DIRECTIONS —
Filter the listing below, copying every line in which the word "this" appears.

BEGIN PROVIDED DATA

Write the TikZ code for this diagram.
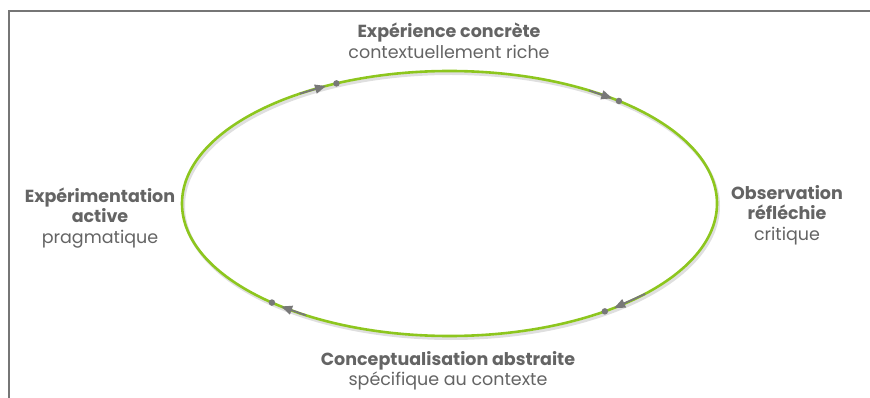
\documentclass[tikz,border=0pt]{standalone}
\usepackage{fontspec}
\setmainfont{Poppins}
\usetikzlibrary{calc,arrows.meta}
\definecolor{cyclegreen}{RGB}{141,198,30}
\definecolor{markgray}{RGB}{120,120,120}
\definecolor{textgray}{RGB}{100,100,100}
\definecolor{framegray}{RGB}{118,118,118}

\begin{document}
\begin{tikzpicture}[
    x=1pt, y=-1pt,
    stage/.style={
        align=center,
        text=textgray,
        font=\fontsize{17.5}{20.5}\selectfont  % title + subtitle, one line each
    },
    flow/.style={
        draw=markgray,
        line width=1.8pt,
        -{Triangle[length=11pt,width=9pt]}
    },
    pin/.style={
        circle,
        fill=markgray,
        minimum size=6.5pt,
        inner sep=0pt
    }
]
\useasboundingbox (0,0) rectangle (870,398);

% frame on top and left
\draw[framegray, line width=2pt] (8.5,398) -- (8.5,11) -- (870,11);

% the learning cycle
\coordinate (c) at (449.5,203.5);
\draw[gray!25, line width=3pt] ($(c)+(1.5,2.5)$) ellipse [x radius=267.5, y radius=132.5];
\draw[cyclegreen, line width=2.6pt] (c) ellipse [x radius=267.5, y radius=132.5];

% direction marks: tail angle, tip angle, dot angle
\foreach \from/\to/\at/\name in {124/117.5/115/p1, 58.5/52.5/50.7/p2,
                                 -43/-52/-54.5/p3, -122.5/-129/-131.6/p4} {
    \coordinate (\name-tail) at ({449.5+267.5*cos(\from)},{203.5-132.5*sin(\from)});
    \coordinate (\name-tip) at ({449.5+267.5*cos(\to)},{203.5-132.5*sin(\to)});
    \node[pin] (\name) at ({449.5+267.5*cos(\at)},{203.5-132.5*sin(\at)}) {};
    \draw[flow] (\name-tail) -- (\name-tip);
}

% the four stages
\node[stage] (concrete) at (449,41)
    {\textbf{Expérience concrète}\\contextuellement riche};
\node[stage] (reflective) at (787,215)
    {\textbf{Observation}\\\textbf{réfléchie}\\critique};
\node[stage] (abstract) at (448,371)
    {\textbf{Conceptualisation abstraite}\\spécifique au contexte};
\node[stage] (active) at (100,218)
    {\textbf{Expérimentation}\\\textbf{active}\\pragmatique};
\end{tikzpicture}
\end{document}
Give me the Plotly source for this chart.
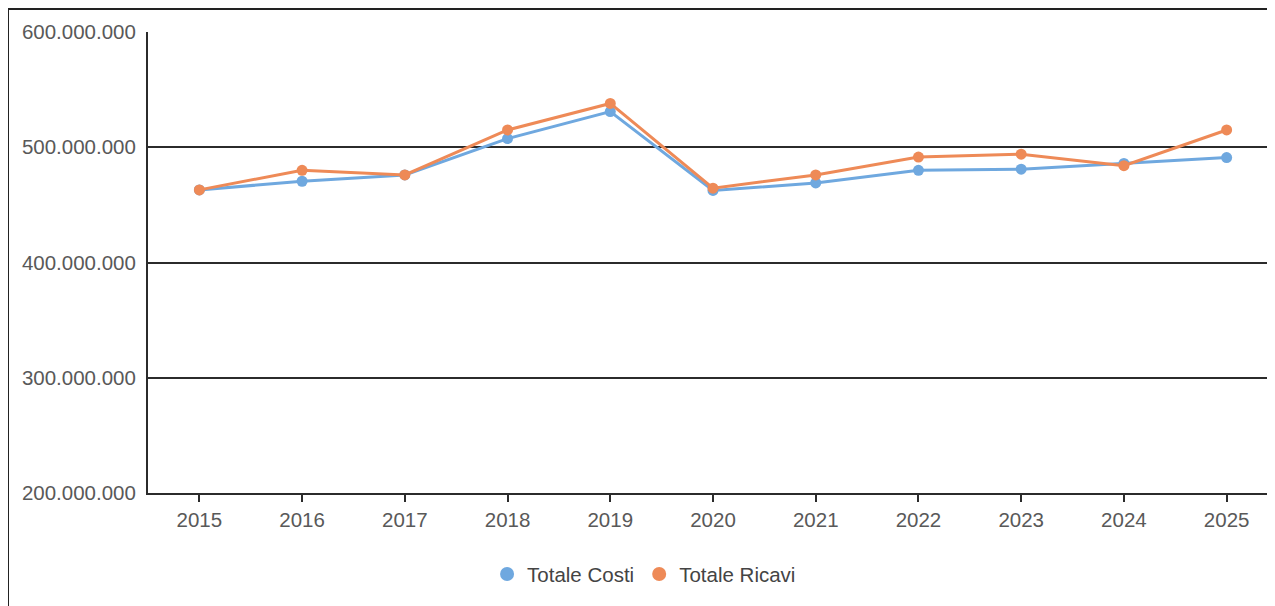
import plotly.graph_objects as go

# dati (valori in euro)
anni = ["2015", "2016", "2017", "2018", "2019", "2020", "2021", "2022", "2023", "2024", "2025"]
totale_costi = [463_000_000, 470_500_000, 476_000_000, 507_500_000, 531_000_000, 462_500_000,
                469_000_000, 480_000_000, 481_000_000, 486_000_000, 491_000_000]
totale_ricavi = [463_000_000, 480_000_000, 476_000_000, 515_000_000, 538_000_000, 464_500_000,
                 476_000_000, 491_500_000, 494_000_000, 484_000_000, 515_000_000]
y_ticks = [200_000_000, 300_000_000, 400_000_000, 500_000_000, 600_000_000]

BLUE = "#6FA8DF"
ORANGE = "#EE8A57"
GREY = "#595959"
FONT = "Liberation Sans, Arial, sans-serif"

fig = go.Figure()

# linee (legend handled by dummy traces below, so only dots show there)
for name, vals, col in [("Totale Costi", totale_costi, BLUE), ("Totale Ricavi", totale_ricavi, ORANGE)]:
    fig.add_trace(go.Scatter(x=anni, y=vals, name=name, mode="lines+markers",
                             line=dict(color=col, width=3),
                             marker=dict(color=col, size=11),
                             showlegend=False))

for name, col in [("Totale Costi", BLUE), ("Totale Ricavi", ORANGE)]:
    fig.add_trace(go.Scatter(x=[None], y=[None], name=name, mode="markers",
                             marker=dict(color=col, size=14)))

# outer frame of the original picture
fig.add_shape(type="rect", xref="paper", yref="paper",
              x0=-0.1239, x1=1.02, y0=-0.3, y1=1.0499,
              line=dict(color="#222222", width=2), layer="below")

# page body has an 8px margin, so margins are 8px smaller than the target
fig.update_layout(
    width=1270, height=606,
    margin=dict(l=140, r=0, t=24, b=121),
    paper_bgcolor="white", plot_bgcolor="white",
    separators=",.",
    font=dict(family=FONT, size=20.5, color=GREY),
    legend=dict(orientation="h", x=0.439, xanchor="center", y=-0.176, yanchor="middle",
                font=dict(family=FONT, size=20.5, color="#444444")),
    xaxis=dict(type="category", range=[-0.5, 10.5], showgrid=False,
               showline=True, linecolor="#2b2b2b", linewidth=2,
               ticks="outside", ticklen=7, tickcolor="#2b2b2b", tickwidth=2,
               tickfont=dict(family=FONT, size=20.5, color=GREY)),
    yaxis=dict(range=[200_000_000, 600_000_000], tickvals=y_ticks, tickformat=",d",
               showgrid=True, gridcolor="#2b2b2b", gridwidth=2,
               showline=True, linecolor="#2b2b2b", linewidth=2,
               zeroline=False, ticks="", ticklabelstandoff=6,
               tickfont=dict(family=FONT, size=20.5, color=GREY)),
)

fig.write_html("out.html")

END PROVIDED DATA

WORKED SOLUTION —
Write the TikZ code for this diagram.
Give me the Plotly source for this chart.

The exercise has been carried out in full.